GOAL OF THE EXERCISE >>
All lines in the data bearing the string "matplotlib" should be identified and copied.

GIVEN DATA >>
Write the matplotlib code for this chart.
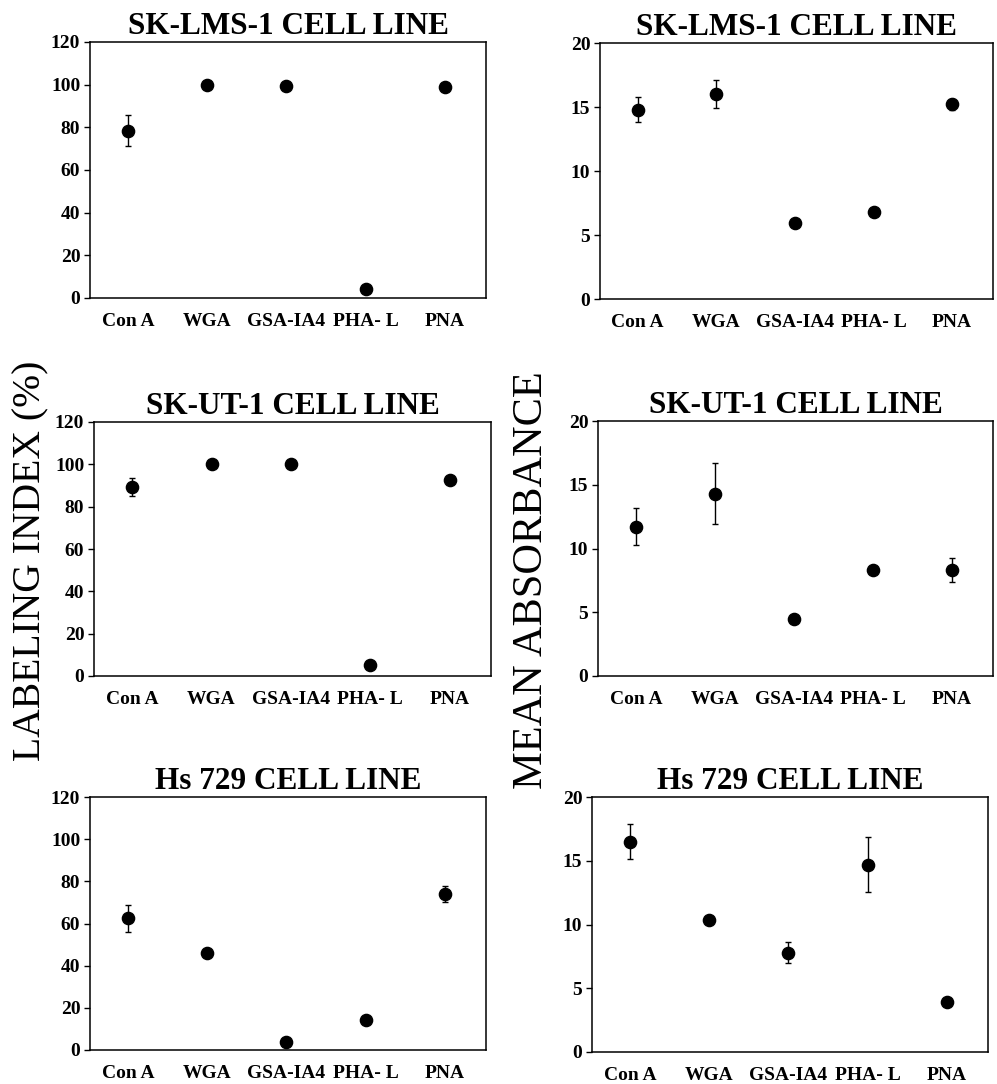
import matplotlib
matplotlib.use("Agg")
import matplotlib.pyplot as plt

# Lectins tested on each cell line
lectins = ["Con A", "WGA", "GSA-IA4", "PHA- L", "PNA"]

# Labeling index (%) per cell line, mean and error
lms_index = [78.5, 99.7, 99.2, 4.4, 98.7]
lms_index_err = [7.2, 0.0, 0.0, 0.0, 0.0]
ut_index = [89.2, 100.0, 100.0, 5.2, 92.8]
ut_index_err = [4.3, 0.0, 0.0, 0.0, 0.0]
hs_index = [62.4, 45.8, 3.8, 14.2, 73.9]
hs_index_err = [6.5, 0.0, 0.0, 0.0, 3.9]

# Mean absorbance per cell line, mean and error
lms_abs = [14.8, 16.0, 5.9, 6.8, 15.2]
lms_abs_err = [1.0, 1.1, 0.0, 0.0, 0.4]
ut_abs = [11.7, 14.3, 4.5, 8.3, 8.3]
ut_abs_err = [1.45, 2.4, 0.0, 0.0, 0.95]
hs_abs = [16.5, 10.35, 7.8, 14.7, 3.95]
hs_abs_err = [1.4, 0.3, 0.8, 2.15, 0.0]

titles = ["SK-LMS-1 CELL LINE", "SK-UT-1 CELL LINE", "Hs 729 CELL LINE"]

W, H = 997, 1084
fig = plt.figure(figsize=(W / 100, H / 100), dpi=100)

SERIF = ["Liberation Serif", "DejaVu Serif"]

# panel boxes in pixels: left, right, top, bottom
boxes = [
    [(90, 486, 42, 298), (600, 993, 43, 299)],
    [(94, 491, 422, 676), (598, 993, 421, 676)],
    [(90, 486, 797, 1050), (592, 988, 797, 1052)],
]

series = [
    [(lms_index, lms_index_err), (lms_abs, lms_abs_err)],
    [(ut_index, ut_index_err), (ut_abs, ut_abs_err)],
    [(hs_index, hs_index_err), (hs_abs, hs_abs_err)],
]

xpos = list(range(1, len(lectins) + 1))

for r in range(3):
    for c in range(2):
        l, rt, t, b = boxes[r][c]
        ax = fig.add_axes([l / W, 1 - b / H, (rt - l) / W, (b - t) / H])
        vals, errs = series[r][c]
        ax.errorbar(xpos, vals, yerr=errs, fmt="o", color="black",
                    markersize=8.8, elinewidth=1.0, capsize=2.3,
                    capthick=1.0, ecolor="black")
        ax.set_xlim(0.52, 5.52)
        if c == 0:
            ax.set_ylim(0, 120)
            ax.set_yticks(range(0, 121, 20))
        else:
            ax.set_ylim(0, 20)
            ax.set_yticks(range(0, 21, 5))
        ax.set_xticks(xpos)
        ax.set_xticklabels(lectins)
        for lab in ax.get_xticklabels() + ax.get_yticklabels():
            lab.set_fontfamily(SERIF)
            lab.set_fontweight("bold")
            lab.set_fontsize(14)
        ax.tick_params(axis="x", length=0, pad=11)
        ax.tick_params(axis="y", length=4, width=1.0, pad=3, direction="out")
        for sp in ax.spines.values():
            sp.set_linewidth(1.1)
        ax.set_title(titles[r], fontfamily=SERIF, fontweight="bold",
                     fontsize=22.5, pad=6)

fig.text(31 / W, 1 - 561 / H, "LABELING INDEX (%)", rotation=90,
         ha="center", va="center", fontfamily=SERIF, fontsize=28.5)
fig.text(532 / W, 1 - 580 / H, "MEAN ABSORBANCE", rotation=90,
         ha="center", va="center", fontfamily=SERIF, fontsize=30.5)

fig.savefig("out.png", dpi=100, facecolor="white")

EXERCISE RESULT >>
Write the matplotlib code for this chart.
import matplotlib
matplotlib.use("Agg")
import matplotlib.pyplot as plt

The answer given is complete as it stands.